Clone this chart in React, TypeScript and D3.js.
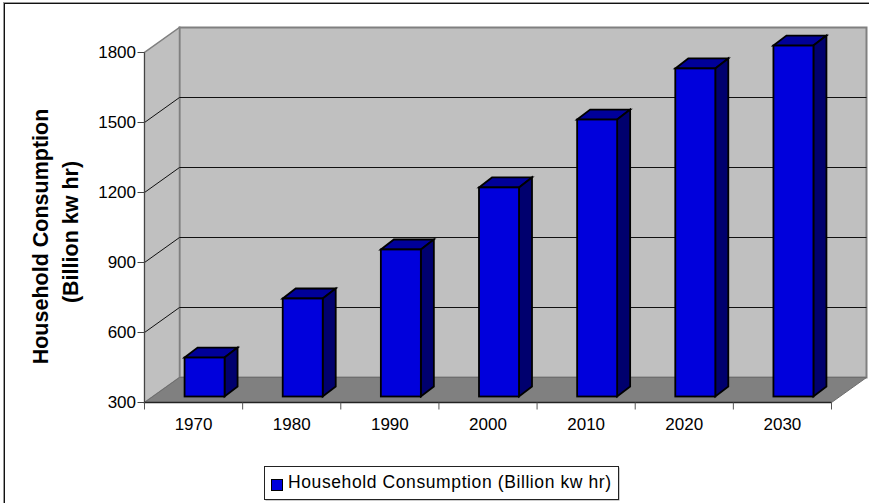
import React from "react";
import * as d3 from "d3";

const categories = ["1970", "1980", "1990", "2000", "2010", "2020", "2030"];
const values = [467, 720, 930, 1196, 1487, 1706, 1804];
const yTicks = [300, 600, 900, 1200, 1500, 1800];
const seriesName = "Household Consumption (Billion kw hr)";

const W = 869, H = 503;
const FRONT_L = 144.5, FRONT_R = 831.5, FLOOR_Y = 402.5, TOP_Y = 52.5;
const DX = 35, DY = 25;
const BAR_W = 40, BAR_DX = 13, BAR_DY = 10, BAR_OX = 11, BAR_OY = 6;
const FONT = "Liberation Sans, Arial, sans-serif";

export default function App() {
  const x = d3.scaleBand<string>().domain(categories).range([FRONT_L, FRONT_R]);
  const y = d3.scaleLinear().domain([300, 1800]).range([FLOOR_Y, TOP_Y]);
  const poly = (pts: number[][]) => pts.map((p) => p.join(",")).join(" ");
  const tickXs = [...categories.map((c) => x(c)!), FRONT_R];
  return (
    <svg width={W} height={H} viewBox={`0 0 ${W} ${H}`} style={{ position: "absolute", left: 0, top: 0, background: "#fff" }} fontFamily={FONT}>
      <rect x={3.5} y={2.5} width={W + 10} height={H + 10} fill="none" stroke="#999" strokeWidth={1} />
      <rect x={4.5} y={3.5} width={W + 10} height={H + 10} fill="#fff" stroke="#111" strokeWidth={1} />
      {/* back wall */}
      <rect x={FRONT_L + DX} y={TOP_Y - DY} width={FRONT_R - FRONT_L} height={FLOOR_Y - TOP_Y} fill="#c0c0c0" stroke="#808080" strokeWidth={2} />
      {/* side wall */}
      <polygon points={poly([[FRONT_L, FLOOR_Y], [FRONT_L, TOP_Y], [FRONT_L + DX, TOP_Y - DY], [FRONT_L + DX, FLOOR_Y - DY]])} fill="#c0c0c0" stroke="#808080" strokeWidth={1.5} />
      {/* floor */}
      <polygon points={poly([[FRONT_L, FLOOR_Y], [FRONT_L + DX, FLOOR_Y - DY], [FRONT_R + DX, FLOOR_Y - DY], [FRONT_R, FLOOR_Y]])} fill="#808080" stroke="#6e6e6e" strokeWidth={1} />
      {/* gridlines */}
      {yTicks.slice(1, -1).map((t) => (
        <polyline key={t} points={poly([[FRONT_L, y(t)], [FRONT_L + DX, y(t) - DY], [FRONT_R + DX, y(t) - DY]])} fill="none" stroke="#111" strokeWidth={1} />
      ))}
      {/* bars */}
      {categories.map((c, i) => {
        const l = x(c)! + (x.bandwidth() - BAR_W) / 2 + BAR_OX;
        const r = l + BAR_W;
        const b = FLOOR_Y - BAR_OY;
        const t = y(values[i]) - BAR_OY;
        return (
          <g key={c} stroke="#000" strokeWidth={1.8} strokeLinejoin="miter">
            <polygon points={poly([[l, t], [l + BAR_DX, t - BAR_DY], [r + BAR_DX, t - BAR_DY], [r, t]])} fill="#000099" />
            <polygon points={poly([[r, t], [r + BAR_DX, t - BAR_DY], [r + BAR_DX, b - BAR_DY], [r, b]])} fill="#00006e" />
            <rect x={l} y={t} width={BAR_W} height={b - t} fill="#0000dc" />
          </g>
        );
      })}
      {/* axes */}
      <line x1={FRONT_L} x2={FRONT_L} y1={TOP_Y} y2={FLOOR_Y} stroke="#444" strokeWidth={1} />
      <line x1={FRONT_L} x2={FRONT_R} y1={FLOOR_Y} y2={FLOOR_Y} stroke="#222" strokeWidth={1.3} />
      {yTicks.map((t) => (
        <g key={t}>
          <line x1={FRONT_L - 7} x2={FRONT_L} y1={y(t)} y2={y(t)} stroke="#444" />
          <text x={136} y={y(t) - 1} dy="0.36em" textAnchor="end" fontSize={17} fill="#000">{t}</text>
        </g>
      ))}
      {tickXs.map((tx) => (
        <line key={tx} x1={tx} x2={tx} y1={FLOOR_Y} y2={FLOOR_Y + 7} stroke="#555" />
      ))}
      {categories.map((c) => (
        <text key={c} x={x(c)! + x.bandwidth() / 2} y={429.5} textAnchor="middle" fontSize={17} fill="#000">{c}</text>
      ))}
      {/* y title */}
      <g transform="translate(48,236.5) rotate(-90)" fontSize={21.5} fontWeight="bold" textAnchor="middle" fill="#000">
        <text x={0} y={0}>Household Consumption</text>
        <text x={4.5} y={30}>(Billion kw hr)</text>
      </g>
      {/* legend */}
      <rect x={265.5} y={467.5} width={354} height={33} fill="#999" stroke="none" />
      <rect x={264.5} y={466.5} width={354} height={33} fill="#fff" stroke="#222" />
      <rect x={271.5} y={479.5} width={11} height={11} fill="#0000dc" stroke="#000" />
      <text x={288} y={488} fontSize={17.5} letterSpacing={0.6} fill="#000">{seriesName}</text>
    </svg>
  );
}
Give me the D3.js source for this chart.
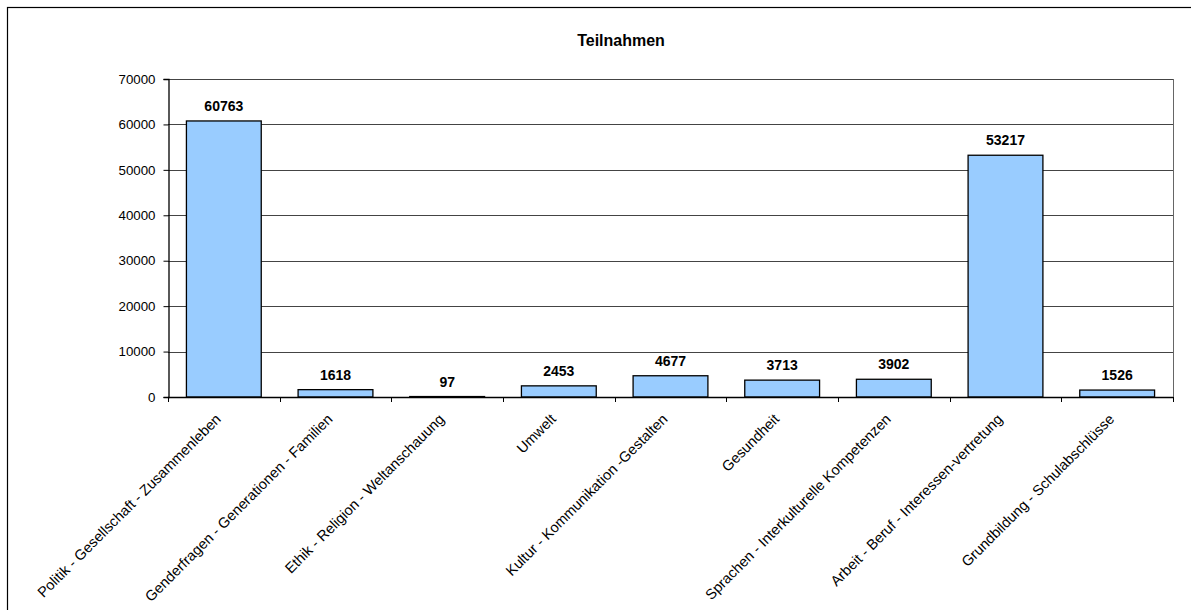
____
> TASK DESCRIPTION: Reproduce the material word for word. Any pictures should be left out of the copy.

> RESULT:
Clone this chart in React, TypeScript and D3.js.
import React from "react";
import * as d3 from "d3";

const categories = ["1970", "1980", "1990", "2000", "2010", "2020", "2030"];
const values = [467, 720, 930, 1196, 1487, 1706, 1804];
const yTicks = [300, 600, 900, 1200, 1500, 1800];
const seriesName = "Household Consumption (Billion kw hr)";

const W = 869, H = 503;
const FRONT_L = 144.5, FRONT_R = 831.5, FLOOR_Y = 402.5, TOP_Y = 52.5;
const DX = 35, DY = 25;
const BAR_W = 40, BAR_DX = 13, BAR_DY = 10, BAR_OX = 11, BAR_OY = 6;
const FONT = "Liberation Sans, Arial, sans-serif";

export default function App() {
  const x = d3.scaleBand<string>().domain(categories).range([FRONT_L, FRONT_R]);
  const y = d3.scaleLinear().domain([300, 1800]).range([FLOOR_Y, TOP_Y]);
  const poly = (pts: number[][]) => pts.map((p) => p.join(",")).join(" ");
  const tickXs = [...categories.map((c) => x(c)!), FRONT_R];
  return (
    <svg width={W} height={H} viewBox={`0 0 ${W} ${H}`} style={{ position: "absolute", left: 0, top: 0, background: "#fff" }} fontFamily={FONT}>
      <rect x={3.5} y={2.5} width={W + 10} height={H + 10} fill="none" stroke="#999" strokeWidth={1} />
      <rect x={4.5} y={3.5} width={W + 10} height={H + 10} fill="#fff" stroke="#111" strokeWidth={1} />
      {/* back wall */}
      <rect x={FRONT_L + DX} y={TOP_Y - DY} width={FRONT_R - FRONT_L} height={FLOOR_Y - TOP_Y} fill="#c0c0c0" stroke="#808080" strokeWidth={2} />
      {/* side wall */}
      <polygon points={poly([[FRONT_L, FLOOR_Y], [FRONT_L, TOP_Y], [FRONT_L + DX, TOP_Y - DY], [FRONT_L + DX, FLOOR_Y - DY]])} fill="#c0c0c0" stroke="#808080" strokeWidth={1.5} />
      {/* floor */}
      <polygon points={poly([[FRONT_L, FLOOR_Y], [FRONT_L + DX, FLOOR_Y - DY], [FRONT_R + DX, FLOOR_Y - DY], [FRONT_R, FLOOR_Y]])} fill="#808080" stroke="#6e6e6e" strokeWidth={1} />
      {/* gridlines */}
      {yTicks.slice(1, -1).map((t) => (
        <polyline key={t} points={poly([[FRONT_L, y(t)], [FRONT_L + DX, y(t) - DY], [FRONT_R + DX, y(t) - DY]])} fill="none" stroke="#111" strokeWidth={1} />
      ))}
      {/* bars */}
      {categories.map((c, i) => {
        const l = x(c)! + (x.bandwidth() - BAR_W) / 2 + BAR_OX;
        const r = l + BAR_W;
        const b = FLOOR_Y - BAR_OY;
        const t = y(values[i]) - BAR_OY;
        return (
          <g key={c} stroke="#000" strokeWidth={1.8} strokeLinejoin="miter">
            <polygon points={poly([[l, t], [l + BAR_DX, t - BAR_DY], [r + BAR_DX, t - BAR_DY], [r, t]])} fill="#000099" />
            <polygon points={poly([[r, t], [r + BAR_DX, t - BAR_DY], [r + BAR_DX, b - BAR_DY], [r, b]])} fill="#00006e" />
            <rect x={l} y={t} width={BAR_W} height={b - t} fill="#0000dc" />
          </g>
        );
      })}
      {/* axes */}
      <line x1={FRONT_L} x2={FRONT_L} y1={TOP_Y} y2={FLOOR_Y} stroke="#444" strokeWidth={1} />
      <line x1={FRONT_L} x2={FRONT_R} y1={FLOOR_Y} y2={FLOOR_Y} stroke="#222" strokeWidth={1.3} />
      {yTicks.map((t) => (
        <g key={t}>
          <line x1={FRONT_L - 7} x2={FRONT_L} y1={y(t)} y2={y(t)} stroke="#444" />
          <text x={136} y={y(t) - 1} dy="0.36em" textAnchor="end" fontSize={17} fill="#000">{t}</text>
        </g>
      ))}
      {tickXs.map((tx) => (
        <line key={tx} x1={tx} x2={tx} y1={FLOOR_Y} y2={FLOOR_Y + 7} stroke="#555" />
      ))}
      {categories.map((c) => (
        <text key={c} x={x(c)! + x.bandwidth() / 2} y={429.5} textAnchor="middle" fontSize={17} fill="#000">{c}</text>
      ))}
      {/* y title */}
      <g transform="translate(48,236.5) rotate(-90)" fontSize={21.5} fontWeight="bold" textAnchor="middle" fill="#000">
        <text x={0} y={0}>Household Consumption</text>
        <text x={4.5} y={30}>(Billion kw hr)</text>
      </g>
      {/* legend */}
      <rect x={265.5} y={467.5} width={354} height={33} fill="#999" stroke="none" />
      <rect x={264.5} y={466.5} width={354} height={33} fill="#fff" stroke="#222" />
      <rect x={271.5} y={479.5} width={11} height={11} fill="#0000dc" stroke="#000" />
      <text x={288} y={488} fontSize={17.5} letterSpacing={0.6} fill="#000">{seriesName}</text>
    </svg>
  );
}
Give me the D3.js source for this chart.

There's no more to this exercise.